THEO VAN KRUIJSDIJCK: We werken aan een model met zogenaamde business unit cio’s, waarvan ik er één ben. Het model is opgebouwd rond verschillende wereldwijde functies, onder andere voor security en governance. Waar mogelijk willen we ook meer met wereldwijde projecten werken. De vernieuwing van het pc-park, bijvoorbeeld, zullen we voor de hele groep aanpakken. Het resultaat van een globaal project hoeft trouwens niet noodzakelijk telkens tot een wereldwijde, uniforme oplossing te leiden. Dat kan ook niet altijd. Amerikaanse en Europese laboratoria werken bijvoorbeeld niet voor alles met dezelfde producten. Ook bepaalde klanten die wereldwijd actief zijn, werken anders in Europa dan in de VS. Maar ons idee blijft wel dat we it in eerste instantie altijd zo veel mogelijk op het niveau van de hele groep bekijken.
Hoe ziet u de rol van it verder evolueren bij VWR?
THEO VAN KRUIJSDIJCK: VWR zet de groei via acquisities verder. Er is ook een duidelijke expansie richting Azië. Voor ons bestaat de uitdaging erin de nieuwe acquisities ook op it-vlak in de groep te integreren. We kiezen daarbij onder meer duidelijk voor de consolidatie en virtualisatie van ons serverpark. We evolueren in de richting van serverless offices, zeker bij de kleinere vestigingen. Daarnaast zijn er uiteraard de projecten die blijven doorlopen, zoals de uitrol van nieuwe softwarereleases. Tegelijk rekenen ook onze klanten op steeds meer it-diensten. Zo is er bijvoorbeeld de applicatie Virtual Store Room die we in een SaaS-model aanbieden. Via de toepassing heeft de klant zicht op de voorraad die wij van zijn producten in huis hebben. Zakt de voorraadhoogte onder een minimumniveau, dan genereert de toepassing automatisch een nieuwe bestelling in ons erp-systeem.
Virtual Store Room lijkt me een goed voorbeeld van een toepassing waarvoor de nodige expertise aan de kant van VWR het pure it-aspect overtreft.
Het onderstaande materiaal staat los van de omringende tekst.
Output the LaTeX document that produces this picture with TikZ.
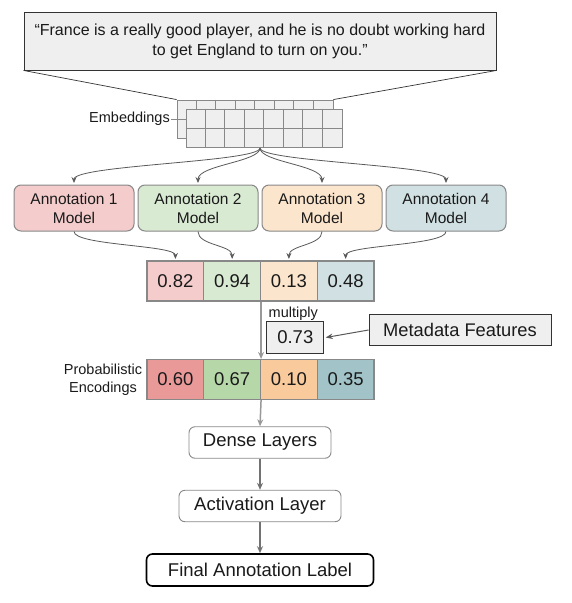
\documentclass[tikz,border=0pt]{standalone}
\usepackage{fontspec}
\setmainfont{Liberation Sans}
\usetikzlibrary{arrows.meta,calc}
\definecolor{rA}{HTML}{F4CCCC}
\definecolor{gA}{HTML}{D9EAD3}
\definecolor{oA}{HTML}{FCE5CD}
\definecolor{cA}{HTML}{D0E0E3}
\definecolor{rB}{HTML}{EA9999}
\definecolor{gB}{HTML}{B6D7A8}
\definecolor{oB}{HTML}{F9CB9C}
\definecolor{cB}{HTML}{A2C4C9}
\definecolor{lgray}{HTML}{EFEFEF}
\definecolor{bord}{HTML}{888888}
\definecolor{dark}{HTML}{333333}
\definecolor{txt}{HTML}{1A1A1A}
\definecolor{arr}{HTML}{595959}
\definecolor{vln}{HTML}{999999}
\tikzset{
  quotebox/.style={draw=dark, fill=lgray, line width=0.9pt, minimum width=472pt, minimum height=58pt, inner sep=0pt, align=center, font=\fontsize{16}{20}\selectfont, text=txt},
  gridbox/.style={draw=bord, fill=lgray, line width=0.9pt, minimum width=156pt, minimum height=38pt, inner sep=0pt},
  gridline/.style={draw=bord, line width=0.9pt},
  annot/.style={draw=bord, line width=1pt, rounded corners=7pt, minimum width=120pt, minimum height=46pt, align=center, font=\fontsize{15.5}{19}\selectfont, inner sep=0pt, text=txt},
  cell/.style={draw=bord, line width=1.1pt, minimum width=56.75pt, minimum height=40pt, inner sep=0pt, font=\fontsize{18.5}{22}\selectfont, text=txt},
  flatbox/.style={draw=dark, fill=lgray, line width=0.9pt, inner sep=0pt, text=txt, font=\fontsize{18.5}{22}\selectfont},
  layerbox/.style={draw=bord, line width=0.9pt, rounded corners=6pt, minimum height=31.5pt, inner sep=0pt, font=\fontsize{18.5}{22}\selectfont, text=txt},
  finalbox/.style={draw=black, line width=1.6pt, rounded corners=6pt, minimum height=32pt, inner sep=0pt, font=\fontsize{18.5}{22}\selectfont, text=txt},
  smalltext/.style={font=\fontsize{14.5}{18}\selectfont, text=txt, align=center, inner sep=0pt},
  thinline/.style={draw=dark, line width=0.7pt},
  fanarrow/.style={draw=arr, line width=0.8pt, -{Stealth[length=6pt,width=5pt]}},
  metaarrow/.style={draw=arr, line width=1pt, -{Stealth[length=7pt,width=5.5pt]}},
  flowarrow/.style={draw=arr!85!white, line width=1.3pt, -{Stealth[length=7pt,width=6pt]}},
  vline/.style={draw=vln, line width=1.5pt, -{Stealth[length=7pt,width=6pt]}},
}
\begin{document}
\begin{tikzpicture}[x=1pt,y=1pt]
\useasboundingbox (0,0) rectangle (572,-603);

% quote
\node[quotebox] (quote) at (260,-41) {“France is a really good player, and he is no doubt working hard\\to get England to turn on you."};

% embeddings grids
\node[gridbox] (back) at (255,-119) {};
\foreach \i in {1,...,7} \draw[gridline] ($(back.north west)+(\i*19.5,0)$) -- ($(back.south west)+(\i*19.5,0)$);
\draw[gridline] (back.west) -- (back.east);
\node[gridbox] (front) at (264.3,-128) {};
\foreach \i in {1,...,7} \draw[gridline] ($(front.north west)+(\i*19.5,0)$) -- ($(front.south west)+(\i*19.5,0)$);
\draw[gridline] (front.west) -- (front.east);

\draw[thinline] (quote.south west) -- (back.north west);
\draw[thinline] (quote.south east) -- (back.north east);

\node[smalltext, anchor=east] (emb) at (170,-119) {Embeddings};
\draw[gridline] ($(emb.east)+(1,0)$) -- (back.west);

\coordinate (fan) at (260,-148);

% annotation models
\node[annot, fill=rA] (a1) at (74,-208) {Annotation 1\\Model};
\node[annot, fill=gA] (a2) at (198,-208) {Annotation 2\\Model};
\node[annot, fill=oA] (a3) at (322,-208) {Annotation 3\\Model};
\node[annot, fill=cA] (a4) at (446,-208) {Annotation 4\\Model};

\foreach \t in {a1,a2,a3,a4}
  \draw[fanarrow] (fan) .. controls +(0,-14) and +(0,18) .. ($(\t.north)+(0,1.5)$);

% values
\node[cell, fill=rA] (v1) at (175.4,-281) {0.82};
\node[cell, fill=gA] (v2) at (232.15,-281) {0.94};
\node[cell, fill=oA] (v3) at (288.9,-281) {0.13};
\node[cell, fill=cA] (v4) at (345.65,-281) {0.48};

\draw[fanarrow] (a1.south) .. controls +(0,-14) and +(0,14) .. ($(v1.north)+(0,1.5)$);
\draw[fanarrow] (a2.south) .. controls +(0,-14) and +(0,14) .. ($(v2.north)+(0,1.5)$);
\draw[fanarrow] (a3.south) .. controls +(0,-14) and +(0,14) .. ($(v3.north)+(0,1.5)$);
\draw[fanarrow] (a4.south) .. controls +(0,-14) and +(0,14) .. ($(v4.north)+(0,1.5)$);

% multiply
\node[flatbox, minimum width=57pt, minimum height=31.6pt] (m73) at (295.3,-337.5) {0.73};
\node[smalltext, anchor=south] (mul) at ($(m73.north)+(-2,1)$) {multiply};
\node[flatbox, minimum width=182pt, minimum height=31.4pt, font=\fontsize{18.3}{22}\selectfont] (meta) at (460,-330) {Metadata Features};
\draw[metaarrow] (meta.west) -- ($(m73.east)+(1.5,0)$);

% probabilistic encodings
\node[cell, fill=rB] (p1) at (175.4,-379.5) {0.60};
\node[cell, fill=gB] (p2) at (232.15,-379.5) {0.67};
\node[cell, fill=oB] (p3) at (288.9,-379.5) {0.10};
\node[cell, fill=cB] (p4) at (345.65,-379.5) {0.35};
\node[smalltext] (plab) at (103,-380) {Probabilistic\\Encodings};

\draw[vline] (v2.south east) -- (p2.north east);

% layers
\node[layerbox, minimum width=142pt] (dense) at (260,-442.5) {Dense Layers};
\node[layerbox, minimum width=162pt] (act) at (260,-506) {Activation Layer};
\node[finalbox, minimum width=227pt] (final) at (260,-570) {Final Annotation Label};

\draw[vline] (p2.south east) -- (dense.north);
\draw[flowarrow] (dense.south) -- (act.north);
\draw[flowarrow] (act.south) -- (final.north);
\end{tikzpicture}
\end{document}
THEO VAN KRUIJSDIJCK: Dat klopt. Onze it’ers moeten op dat moment niet alleen over it-kennis beschikken, ze moeten ook heel goed begrijpen hoe VWR als bedrijf functioneert en hoe de relaties met klanten zijn opgebouwd, via welke structuur dat gebeurt, over welke producten het daarbij gaat, enzovoort. Het is een typisch fenomeen in onze sector. De traditionele grens tussen producent, distributeur en klant vervaagt. We zijn steeds meer invasief bij de klant aanwezig – ook met it-toepassingen. Daarom moeten we uiteraard een goed zicht hebben op de bedrijfsprocessen van die klant. We moeten weten hoe een laboratorium werkt en op welke manier de producten en diensten die we verdelen daar een rol bij spelen.
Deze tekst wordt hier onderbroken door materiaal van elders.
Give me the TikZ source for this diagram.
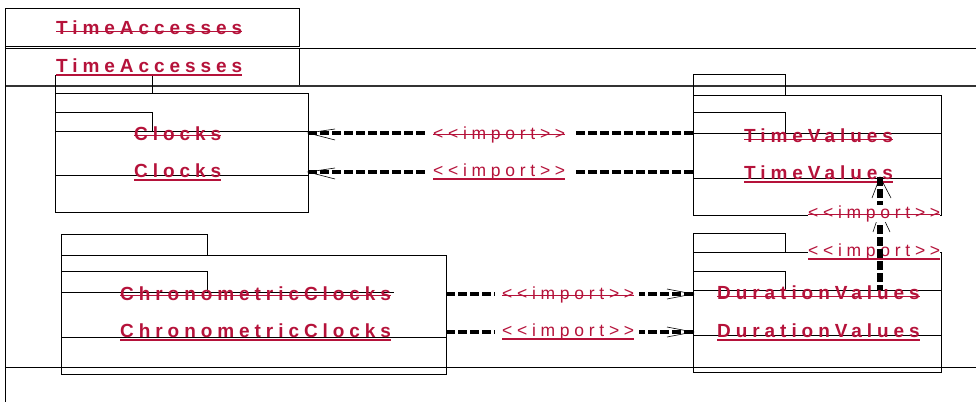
\documentclass[tikz,border=0pt]{standalone}
\usepackage{fontspec}
\newfontfamily\lblfont[LetterSpace=26]{Liberation Sans}
\newfontfamily\impfont[LetterSpace=27]{Liberation Sans}
\definecolor{umlred}{RGB}{181,18,58}
\tikzset{
  pkg/.style={draw=black, line width=0.8pt},
  lbl/.style={font=\lblfont\bfseries\fontsize{19}{19}\selectfont, text=umlred, inner sep=0pt, anchor=base west},
  imp/.style={font=\impfont\fontsize{17.5}{17.5}\selectfont, text=umlred, inner sep=0pt, anchor=base west},
  strk/.style={draw=umlred, line width=1pt},
  undl/.style={draw=umlred, line width=1.6pt},
  dep/.style={line width=4.5pt, dash pattern=on 9pt off 3pt},
  barb/.style={line width=0.6pt}
}
\begin{document}
\begin{tikzpicture}[x=1pt,y=-1pt]
\useasboundingbox (0,0) rectangle (976,402);
% outer frame
\draw[pkg] (5,8) rectangle (299,46);
\draw[pkg] (299,48) -- (299,85);
\draw[pkg] (5,48) -- (976,48);
\draw[pkg, line width=1.4pt, black!80] (5,86) -- (976,86);
\draw[pkg] (5,8) -- (5,402);
\draw[pkg] (5,367) -- (976,367);
% Clocks
\draw[pkg] (55,75) rectangle (152,93);
\draw[pkg] (55,93) rectangle (308,212);
\draw[pkg] (55,112) -- (152,112) -- (152,131);
\draw[pkg] (55,131) -- (308,131);
\draw[pkg] (55,175) -- (308,175);
% TimeValues
\draw[pkg] (693,74) rectangle (785,95);
\draw[pkg] (693,95) rectangle (941,215);
\draw[pkg] (693,112) -- (785,112) -- (785,133);
\draw[pkg] (693,133) -- (941,133);
\draw[pkg] (693,178) -- (941,178);
% DurationValues
\draw[pkg] (693,233) rectangle (785,252);
\draw[pkg] (693,252) rectangle (941,372);
\draw[pkg] (693,271) -- (785,271) -- (785,290);
\draw[pkg] (693,290) -- (941,290);
\draw[pkg] (693,335) -- (941,335);
% ChronometricClocks
\draw[pkg] (61,234) rectangle (207,255);
\draw[pkg] (61,255) rectangle (446,374);
\draw[pkg] (61,271) -- (207,271) -- (207,292);
\draw[pkg] (61,292) -- (394,292);
\draw[pkg] (61,337) -- (446,337);

% labels
\node[lbl] (ta1) at (56,34) {TimeAccesses};
\draw[strk] ([yshift=3pt]ta1.base west) -- ([yshift=3pt]ta1.base east);
\node[lbl] (ta2) at (56,72) {TimeAccesses};
\draw[undl] ([yshift=-3pt]ta2.base west) -- ([yshift=-3pt]ta2.base east);
\node[lbl] (cl1) at (134,140) {Clocks};
\draw[strk] ([yshift=5pt]cl1.base west) -- ([yshift=5pt]cl1.base east);
\node[lbl] (cl2) at (134,177) {Clocks};
\draw[undl] ([yshift=-3pt]cl2.base west) -- ([yshift=-3pt]cl2.base east);
\node[lbl] (tv1) at (744,142) {TimeValues};
\draw[strk] ([yshift=3pt]tv1.base west) -- ([yshift=3pt]tv1.base east);
\node[lbl] (tv2) at (744,179) {TimeValues};
\draw[undl] ([yshift=-3pt]tv2.base west) -- ([yshift=-3pt]tv2.base east);
\node[lbl] (dv1) at (717,299) {DurationValues};
\draw[strk] ([yshift=3pt]dv1.base west) -- ([yshift=3pt]dv1.base east);
\node[lbl] (dv2) at (717,337) {DurationValues};
\draw[undl] ([yshift=-3pt]dv2.base west) -- ([yshift=-3pt]dv2.base east);
\node[lbl] (cc1) at (120,300) {ChronometricClocks};
\draw[strk] ([yshift=5pt]cc1.base west) -- ([yshift=5pt]cc1.base east);
\node[lbl] (cc2) at (120,337) {ChronometricClocks};
\draw[undl] ([yshift=-3pt]cc2.base west) -- ([yshift=-3pt]cc2.base east);

% Clocks <- TimeValues imports
\foreach \y/\n in {133/a,172/b} {
  \coordinate (ctip\n) at (308,\y);
  \coordinate (cmidl\n) at (427,\y);
  \coordinate (cmidr\n) at (574,\y);
  \coordinate (ctail\n) at (693,\y);
  \draw[dep] (ctip\n) -- (cmidl\n);
  \draw[dep] (ctail\n) -- (cmidr\n);
  \draw[barb] ([shift={(27,-4)}]ctip\n) -- (ctip\n) -- ([shift={(27,7)}]ctip\n);
}
\node[imp] (ci1) at (433,139) {<{}<import>{}>};
\draw[strk] ([yshift=5pt]ci1.base west) -- ([yshift=5pt]ci1.base east);
\node[imp] (ci2) at (433,176) {<{}<import>{}>};
\draw[undl] ([yshift=-3pt]ci2.base west) -- ([yshift=-3pt]ci2.base east);

% ChronometricClocks -> DurationValues imports
\foreach \y/\n in {294/a,332/b} {
  \coordinate (dtail\n) at (446,\y);
  \coordinate (dmidl\n) at (495,\y);
  \coordinate (dmidr\n) at (639,\y);
  \coordinate (dtip\n) at (693,\y);
  \draw[dep] (dtail\n) -- (dmidl\n);
  \draw[dep] (dtip\n) -- (dmidr\n);
  \draw[barb] ([shift={(-26,-5)}]dtip\n) -- (dtip\n) -- ([shift={(-26,5)}]dtip\n);
}
\node[imp] (di1) at (502,299) {<{}<import>{}>};
\draw[strk] ([yshift=4pt]di1.base west) -- ([yshift=4pt]di1.base east);
\node[imp] (di2) at (502,336) {<{}<import>{}>};
\draw[undl] ([yshift=-3pt]di2.base west) -- ([yshift=-3pt]di2.base east);

% DurationValues -> TimeValues import (vertical)
\node[imp, fill=white] (vi2) at (808,256) {<{}<import>{}>};
\draw[undl] ([yshift=-3pt]vi2.base west) -- ([yshift=-3pt]vi2.base east);
\coordinate (vtip) at (880,177);
\coordinate (vtail) at (880,290);
\coordinate (vtip2) at (880,211);
\draw[dep, line width=6pt] (vtip) -- (vtail);
\draw[barb] ([shift={(-8,21)}]vtip) -- (vtip) -- ([shift={(11,21)}]vtip);
\draw[barb] ([shift={(-7,21)}]vtip2) -- (vtip2) -- ([shift={(10,21)}]vtip2);
\node[imp, fill=white] (vi1) at (808,218) {<{}<import>{}>};
\draw[strk] ([yshift=4pt]vi1.base west) -- ([yshift=4pt]vi1.base east);
\end{tikzpicture}
\end{document}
Schuilt in die extra dienstverlening – onder meer via it – de toegevoegde waarde voor een distributeur als VWR?
THEO VAN KRUIJSDIJCK: Zeker voor een stuk. We werken in een markt van grote volumes. Maar die volumes bestaan wel uit orders die elk op zich maar een kleine waarde vertegenwoordigen. Tegelijk verwacht de klant voor dat kleine order wel een perfecte dienstverlening, zoniet stapt hij over naar de concurrentie. We werken dus vooral in een heel volatiele markt. We mikken op een bewegend doelwit, terwijl we ons zelf op een bewegend platform bevinden. Net daarom bieden we meer dan alleen distributie. Aanvullende diensten zijn onder meer het wassen van labokledij en glaswerk, het kalibreren, repareren en onderhouden van toestellen, logistieke service, enzovoort. Uiteraard speelt it-ondersteuning daarbij een heel belangrijke rol. Niemand had ooit kunnen voorzien dat it zo invasief zou worden, ook in onze sector. Zonder it valt de hele business letterlijk stil.